Good spiritual direction is all about helping us discern God’s presence in our lived experience, while responding to his invitation to relational growth. When we get stuck in our emotions—both the highs and the lows—regular spiritual direction is a way of helping us stay the course of our vocational choice, making a decisions leading us to the solid ground of God’s love.

Understand that, if spiritual direction helped keep us afloat and moving in the right direction during seminary formation, we can be sure that this graced practice will also help steer us through the joys and sorrows of our ministry in this secular world of ours.

If you would like to start spiritual direction, or learn more about receiving spiritual direction, or training for its practice, go online to the website for The Institute for Priestly Formation, which offers wonderful programs and workshops on receiving, as well as giving direction, in the Catholic tradition.

 

Fr. Joseph J. Kelly About Fr. Joseph J. Kelly

Fr. Joseph J. Kelly, a priest of the Archdiocese of New York, now serves as spiritual director at Immaculate Conception Seminary Residence in Douglaston, New York. He conducts a training seminar for seminary spiritual directors for The Institute for Priestly Formation at Creighton University, Omaha, Nebraska.

Comments

  1. Avatar Akpennongun Tarbunde says:

    Father,
    Thanks for the post, & bless you in the Lord’s Vineyard.
    I am a lay Catholic. When I do the Stations of the Cross, one of my learning points from the devotion is this: We must carry our cross, but occasionally need help along the way.
    It is wonderful, nourishing, & refurbishing to have Spiritual Direction: Priest & Lay Catholic.
    Again, thanks Father.

  2. What I have found is that there is a BIG difference between priests that receive direction and priests that don’t. These priests that receive direction are also more willing to give direction to others. I wish it was more encouraged for parish priests to be under the guidance of a director.

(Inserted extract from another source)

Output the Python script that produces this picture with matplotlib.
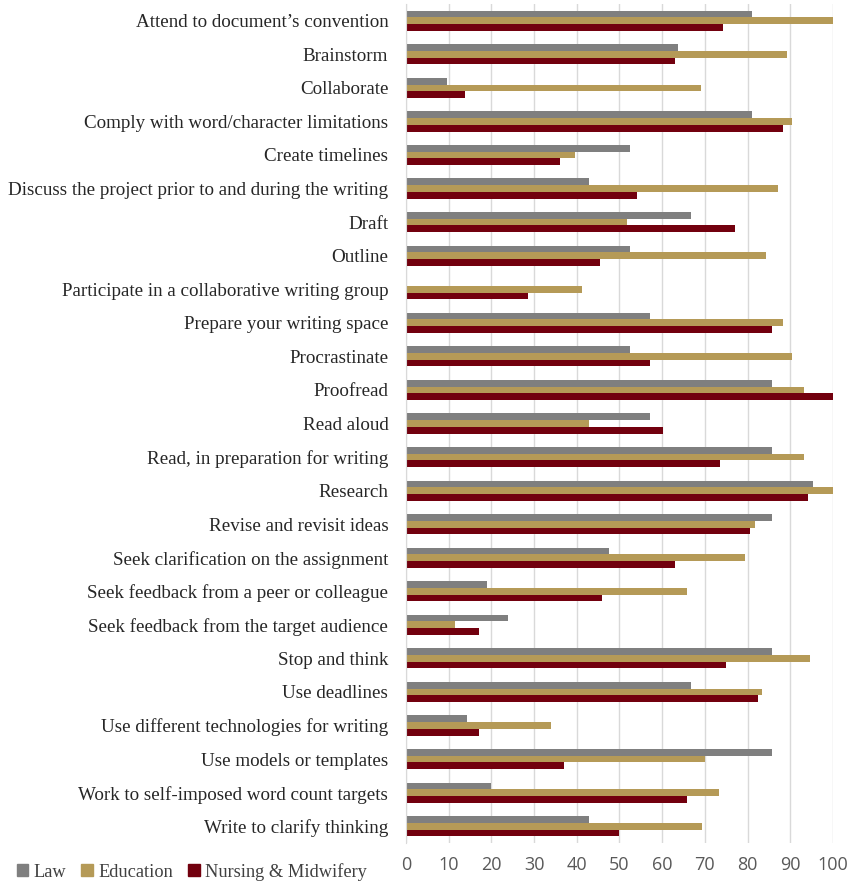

Parish priests, more than any others, need to renew and strengthen their spiritual life so they can then nurture and strengthen the spiritual life of those they shepherd. God bless our priests, who give their entire lives to serve us and lead us to Christ. And God bless you in your ministry Fr. Kelly! I have heard great things about the IPF –

  3. Avatar K C Thomas says:

    I feel spiritual direction is a good thing. It is not only for priests but for lay persons too. I do not know whether this spiritual direction is compulsory for priests. It is necesary our parish priests should give sermon on spiritual direction and recommend that everyone should have a spiritual director with whom one can have free exchange of ideas and clearance of doubts .

  4. Avatar Mary@42 says:

    All I ask you on this Website is to pray for me to get another Spiritual Director, soonest. The one I had was very good for a time until he got into problems with his Congregation in August last year and they kicked him out of the House. The Sisters of Mary Immaculate who run our Divine Mercy Spiritual Centre and had given him sanctuary for one month, asked me to take him in my Home until the problem was resolved. He moved to my humble home in October. I am a widow these 18 years and two months shy of 74 and I live alone with a mature Companion as my House Maid. Having come to live with me, Father could not continue being my Spiritual Director. He eventually moved to another Home of their Congregation in March this year. Now I need another Spiritual Director because at my age, I cannot take chances with my Faith. The “shadows of the oncoming night are gathering on the Western Sky” and I desperately need a Director to walk with me, whom God Himself has appointed for me. Please pray for me.

  5. Thanks, Fr. Kelly. After 28 years of ordination, I’ve been back-and-forth on whether to get back to regular spiritual direction. Your article has been a God-send and convinced me that this is something I need to pursue.
    God bless your ministry to priests and seminarians.